Print exactly the lines below between the line containing "Clone this diagram in TikZ." and the line containing "minimum width=187.6pt, minimum", counting both of those lines. Leave pictures out.

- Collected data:
---
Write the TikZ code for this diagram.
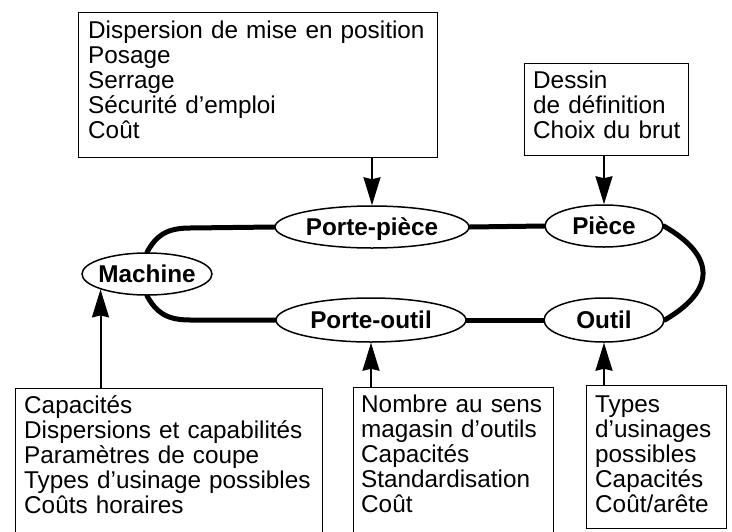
\documentclass[tikz,border=0pt]{standalone}
\usepackage{fontspec}
\setmainfont{Liberation Sans}
\usetikzlibrary{arrows.meta,shapes.geometric}
\pgfdeclarelayer{background}
\pgfsetlayers{background,main}
\begin{document}
\begin{tikzpicture}[x=1pt,y=-1pt,
  boxst/.style={draw=black,line width=1.4pt,fill=white,rectangle,inner sep=0pt,anchor=north west},
  txtst/.style={anchor=base west,inner sep=0pt,align=left,font=\fontsize{24.3}{25}\selectfont},
  ellst/.style={draw=black,line width=1.5pt,fill=white,ellipse,inner sep=0pt,
     font=\bfseries\fontsize{24.3}{25}\selectfont,text height=17.4pt,text depth=0pt},
  link/.style={line width=5pt,line cap=round},
  arr/.style={line width=2pt,-{Stealth[length=28pt,width=17pt,inset=2pt]}}]
\useasboundingbox (0,0) rectangle (732,531);
\begin{pgfonlayer}{background}
\fill[white] (0,0) rectangle (732,531);
\end{pgfonlayer}
% boxes
\node[boxst,minimum width=359pt,minimum height=145pt] (tb) at (78,12) {};
\node[boxst,minimum width=164pt,minimum height=92pt] (db) at (524,63) {};
\node[boxst,minimum width=307pt,minimum height=160pt] (b1) at (15,388) {};
\node[boxst,minimum width=200pt,minimum height=160pt] (b2) at (353,387) {};
\node[boxst,minimum width=140pt,minimum height=143pt] (b3) at (586,385) {};
% box texts
\node[txtst,text width=345pt] (tbt) at (88,38) {Dispersion de mise en position\\Posage\\Serrage\\Sécurité d’emploi\\Coût};
\node[txtst,text width=155pt] (dbt) at (533,88) {Dessin\\de définition\\Choix du brut};
\node[txtst,text width=295pt] (b1t) at (24,413) {Capacités\\Dispersions et capabilités\\Paramètres de coupe\\Types d’usinage possibles\\Coûts horaires};
\node[txtst,text width=190pt] (b2t) at (361,412) {Nombre au sens\\magasin d’outils\\Capacités\\Standardisation\\Coût};
\node[txtst,text width=135pt] (b3t) at (595,412) {Types\\d’usinages\\possibles\\Capacités\\Coût/arête};
% ellipses
\node[ellst,minimum width=194pt,minimum height=42pt] (pp) at (372,227) {\makebox[0pt]{Porte-pièce}};
\node[ellst,minimum width=118pt,minimum height=42pt] (pc) at (604,226) {\makebox[0pt]{Pièce}};
\node[ellst,minimum width=130pt,minimum height=42pt] (m) at (147,274) {\makebox[0pt]{Machine}};
\node[ellst,minimum width=190pt,minimum height=44pt] (po) at (371,320) {\makebox[0pt]{Porte-outil}};
\node[ellst,minimum width=120pt,minimum height=44pt] (ou) at (604,320) {\makebox[0pt]{Outil}};
% thick links, behind the ellipses
\begin{pgfonlayer}{background}
\draw[link] (pp.east) -- (pc.west);
\draw[link] (po.east) -- (ou.west);
\draw[link] (pc.east) .. controls (716,256) and (716,290) .. (ou.east);
\draw[link] (m.north) .. controls (156,236) and (166,228) .. (190,228) -- (pp.west);
\draw[link] (m.south) .. controls (156,312) and (166,320) .. (190,320) -- (po.west);
\end{pgfonlayer}
% arrows
\draw[arr] (tb.south -| pp.north) -- (pp.north);
\draw[arr] (db.south -| pc.north) -- (pc.north);
\draw[arr] (b1.north -| m.south west) -- (m.south west);
\draw[arr] (b2.north -| po.south) -- (po.south);
\draw[arr] (b3.north -| ou.south) -- (ou.south);
\end{tikzpicture}
\end{document}
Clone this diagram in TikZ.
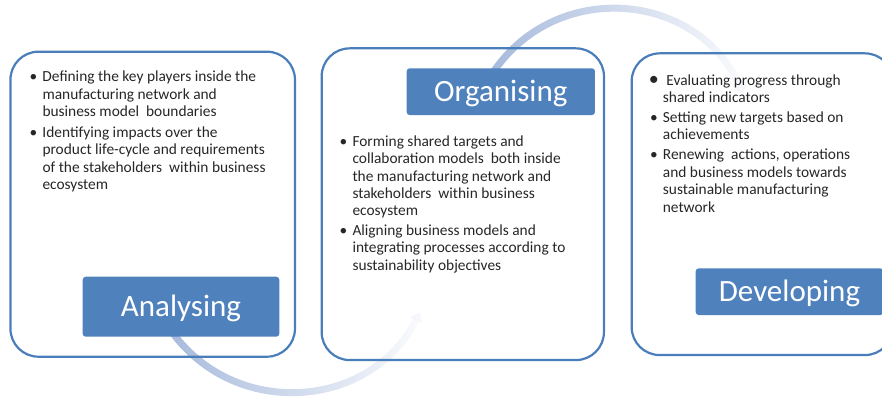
\documentclass[tikz,border=0pt]{standalone}
\usepackage{fontspec}
\setmainfont{Carlito}
\usetikzlibrary{arrows.meta,fadings}

\definecolor{edgeblue}{RGB}{74,126,187}
\definecolor{phaseblue}{RGB}{79,129,189}
\definecolor{arcblue}{RGB}{167,186,220}

\tikzfading[name=arcfade, left color=transparent!0, middle color=transparent!12, right color=transparent!95]

\tikzset{
  stage/.style={draw=edgeblue, line width=2.2pt, rounded corners=28pt, inner sep=0pt},
  phase/.style={fill=phaseblue, text=white, rounded corners=3pt, inner sep=0pt,
    font=\fontsize{31}{31}\selectfont, text height=20pt, text depth=0pt},
  points/.style={anchor=base west, inner sep=0pt, text=black!85,
    font=\fontsize{15.4}{17.4}\selectfont},
  cycle/.style={draw=arcblue, line width=7pt, path fading=arcfade,
    -{Triangle[length=9pt,width=14pt]}},
}
\newcommand{\bul}{\makebox[18pt]{\textbullet}}

\begin{document}
\begin{tikzpicture}[x=1pt,y=-1pt]
\useasboundingbox (0,0) rectangle (882,396);
\clip (0,0) rectangle (882,396);

% the cycle arcs
\coordinate (c1) at (170.4,329.7);
\coordinate (c2) at (420.1,312.3);
\coordinate (c3) at (493.2,72.3);
\coordinate (c4) at (743.6,94.3);
\draw[cycle] (c1) .. controls (233.5,419.8) and (370.2,410.3) .. (c2);
\draw[cycle] (c3) .. controls (556.3,-21.3) and (697.6,-8.9) .. (c4);

% stage frames
\node[stage, minimum width=284.5pt, minimum height=305pt] (anabox) at (152.7,204.2) {};
\node[stage, minimum width=282.3pt, minimum height=311.7pt] (orgbox) at (462.8,204.2) {};
\node[stage, minimum width=261.3pt, minimum height=301.7pt] (devbox) at (762.3,204.2) {};

% phase labels
\node[phase, minimum width=196.6pt, minimum height=60pt] (ana) at (181,306.7) {Analysing};
\node[phase, minimum width=188.3pt, minimum height=46.7pt] (org) at (500.8,91.7) {Organising};
\node[phase, minimum width=187.6pt, minimum height=46.7pt] (dev) at (789.5,291.7) {Developing};

% bullet texts
\node[points] (anatext) at (24.3,81.8) {\begin{tabular}[t]{@{}l@{}l@{}}
\bul & Defining the key players inside the\\
 & manufacturing network and\\
 & business model\ \ boundaries\\[3.2pt]
\bul & Identifying impacts over the\\
 & product life-cycle and requirements\\
 & of the stakeholders\ \ within business\\
 & ecosystem
\end{tabular}};
\node[points] (orgtext) at (334.3,146.2) {\begin{tabular}[t]{@{}l@{}l@{}}
\bul & Forming shared targets and\\
 & collaboration models\ \ both inside\\
 & the manufacturing network and\\
 & stakeholders\ \ within business\\
 & ecosystem\\[2pt]
\bul & Aligning business models and\\
 & integrating processes according to\\
 & sustainability objectives
\end{tabular}};
\node[points] (devtext) at (644.7,85.2) {\begin{tabular}[t]{@{}l@{}l@{}}
\makebox[18pt]{\fontsize{20}{17}\selectfont\textbullet} & \ Evaluating progress through\\
 & shared indicators\\[2.5pt]
\bul & Setting new targets based on\\
 & achievements\\[2.5pt]
\bul & Renewing\ \ actions, operations\\
 & and business models towards\\
 & sustainable manufacturing\\
 & network
\end{tabular}};
\end{tikzpicture}
\end{document}
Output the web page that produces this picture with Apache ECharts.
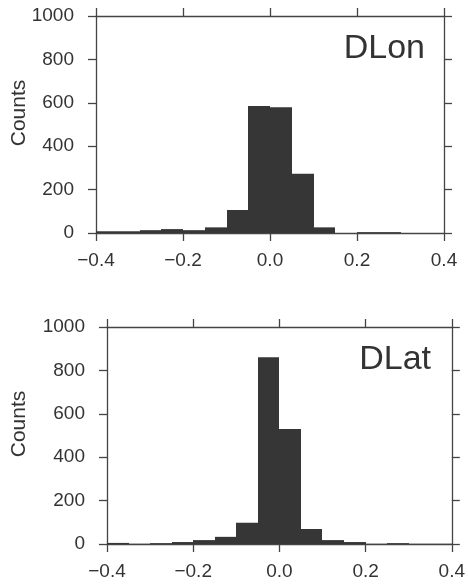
<!DOCTYPE html>
<html>
<head>
<meta charset="utf-8">
<script src="https://cdn.jsdelivr.net/npm/echarts@6/dist/echarts.min.js"></script>
<style>html,body{margin:0;padding:0;background:#fff}#c{width:468px;height:585px}</style>
</head>
<body>
<div id="c"></div>
<script>
// Bin edges (left edges), bin width 0.05
const binStarts = [-0.4,-0.35,-0.3,-0.25,-0.2,-0.15,-0.1,-0.05,0,0.05,0.1,0.15,0.2,0.25,0.3,0.35];
const binWidth = 0.05;
const dlonCounts = [8, 8, 13, 18, 13, 26, 106, 585, 580, 273, 26, 0, 4, 4, 0, 0];
const dlatCounts = [5, 1, 4, 9, 18, 33, 98, 861, 530, 69, 18, 9, 1, 4, 1, 1];
const panelLabels = ['DLon', 'DLat'];
const xTicks = [-0.4, -0.2, 0.0, 0.2, 0.4];
const yTicks = [0, 200, 400, 600, 800, 1000];

const FONT = '"Liberation Sans", Arial, Helvetica, sans-serif';
const AX = '#444';
const TXT = '#333';
const BAR = '#363636';

function fmtX(v){ const r = Math.round(v*10)/10; return (r < 0 ? '\u2212' : '') + Math.abs(r).toFixed(1); }
function fmtY(v){ return String(Math.round(v)); }

const grids = [
  {left: 96, top: 16, width: 348, height: 217},
  {left: 107, top: 327, width: 348, height: 217}
];

function xAxes(gi){
  const base = {
    type: 'value', gridIndex: gi, min: -0.4, max: 0.4, interval: 0.2,
    splitLine: {show: false},
    axisLine: {show: true, onZero: false, lineStyle: {color: AX, width: 1.3}},
    axisTick: {show: true, inside: false, length: 8, lineStyle: {color: AX, width: 1.3}}
  };
  return [
    Object.assign({}, base, {position: 'bottom',
      axisLabel: {show: true, formatter: fmtX, color: TXT, fontSize: 19, fontFamily: FONT, margin: 18}}),
    Object.assign({}, base, {position: 'top', axisLabel: {show: false}})
  ];
}
function yAxes(gi){
  const base = {
    type: 'value', gridIndex: gi, min: 0, max: 1000, interval: 200,
    splitLine: {show: false},
    axisLine: {show: true, onZero: false, lineStyle: {color: AX, width: 1.3}},
    axisTick: {show: true, inside: false, length: 8, lineStyle: {color: AX, width: 1.3}}
  };
  return [
    Object.assign({}, base, {position: 'left',
      axisLabel: {show: true, formatter: fmtY, color: TXT, fontSize: 19, fontFamily: FONT, margin: 22}}),
    Object.assign({}, base, {position: 'right', axisLabel: {show: false}})
  ];
}

function histSeries(gi, counts){
  return {
    type: 'custom', xAxisIndex: gi*2, yAxisIndex: gi*2,
    data: binStarts.map((s, i) => [s, s + binWidth, counts[i]]),
    renderItem: function(params, api){
      const p0 = api.coord([api.value(0), api.value(2)]);
      const p1 = api.coord([api.value(1), 0]);
      const x0 = Math.round(p0[0]), x1 = Math.round(p1[0]);
      return {type: 'rect', shape: {x: x0, y: p0[1], width: x1 - x0, height: p1[1]-p0[1]},
        style: {fill: BAR, stroke: null}};
    },
    silent: true, animation: false
  };
}

const chart = echarts.init(document.getElementById('c'));
chart.setOption({
  animation: false,
  backgroundColor: '#fff',
  grid: grids,
  xAxis: xAxes(0).concat(xAxes(1)),
  yAxis: yAxes(0).concat(yAxes(1)),
  series: [histSeries(0, dlonCounts), histSeries(1, dlatCounts)],
  graphic: [
    {type: 'text', x: 19, y: 113, rotation: Math.PI/2,
      style: {text: 'Counts', fill: TXT, font: '21px ' + FONT, textAlign: 'center', textVerticalAlign: 'middle'}},
    {type: 'text', x: 19, y: 424, rotation: Math.PI/2,
      style: {text: 'Counts', fill: TXT, font: '21px ' + FONT, textAlign: 'center', textVerticalAlign: 'middle'}},
    {type: 'text', x: 425, y: 49,
      style: {text: panelLabels[0], fill: TXT, font: '34px ' + FONT, textAlign: 'right', textVerticalAlign: 'middle'}},
    {type: 'text', x: 431, y: 360,
      style: {text: panelLabels[1], fill: TXT, font: '34px ' + FONT, textAlign: 'right', textVerticalAlign: 'middle'}}
  ]
});
</script>
</body>
</html>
---
- Solution to this problem:
Clone this diagram in TikZ.
\documentclass[tikz,border=0pt]{standalone}
\usepackage{fontspec}
\setmainfont{Carlito}
\usetikzlibrary{arrows.meta,fadings}

\definecolor{edgeblue}{RGB}{74,126,187}
\definecolor{phaseblue}{RGB}{79,129,189}
\definecolor{arcblue}{RGB}{167,186,220}

\tikzfading[name=arcfade, left color=transparent!0, middle color=transparent!12, right color=transparent!95]

\tikzset{
  stage/.style={draw=edgeblue, line width=2.2pt, rounded corners=28pt, inner sep=0pt},
  phase/.style={fill=phaseblue, text=white, rounded corners=3pt, inner sep=0pt,
    font=\fontsize{31}{31}\selectfont, text height=20pt, text depth=0pt},
  points/.style={anchor=base west, inner sep=0pt, text=black!85,
    font=\fontsize{15.4}{17.4}\selectfont},
  cycle/.style={draw=arcblue, line width=7pt, path fading=arcfade,
    -{Triangle[length=9pt,width=14pt]}},
}
\newcommand{\bul}{\makebox[18pt]{\textbullet}}

\begin{document}
\begin{tikzpicture}[x=1pt,y=-1pt]
\useasboundingbox (0,0) rectangle (882,396);
\clip (0,0) rectangle (882,396);

% the cycle arcs
\coordinate (c1) at (170.4,329.7);
\coordinate (c2) at (420.1,312.3);
\coordinate (c3) at (493.2,72.3);
\coordinate (c4) at (743.6,94.3);
\draw[cycle] (c1) .. controls (233.5,419.8) and (370.2,410.3) .. (c2);
\draw[cycle] (c3) .. controls (556.3,-21.3) and (697.6,-8.9) .. (c4);

% stage frames
\node[stage, minimum width=284.5pt, minimum height=305pt] (anabox) at (152.7,204.2) {};
\node[stage, minimum width=282.3pt, minimum height=311.7pt] (orgbox) at (462.8,204.2) {};
\node[stage, minimum width=261.3pt, minimum height=301.7pt] (devbox) at (762.3,204.2) {};

% phase labels
\node[phase, minimum width=196.6pt, minimum height=60pt] (ana) at (181,306.7) {Analysing};
\node[phase, minimum width=188.3pt, minimum height=46.7pt] (org) at (500.8,91.7) {Organising};
\node[phase, minimum width=187.6pt, minimum height=46.7pt] (dev) at (789.5,291.7) {Developing};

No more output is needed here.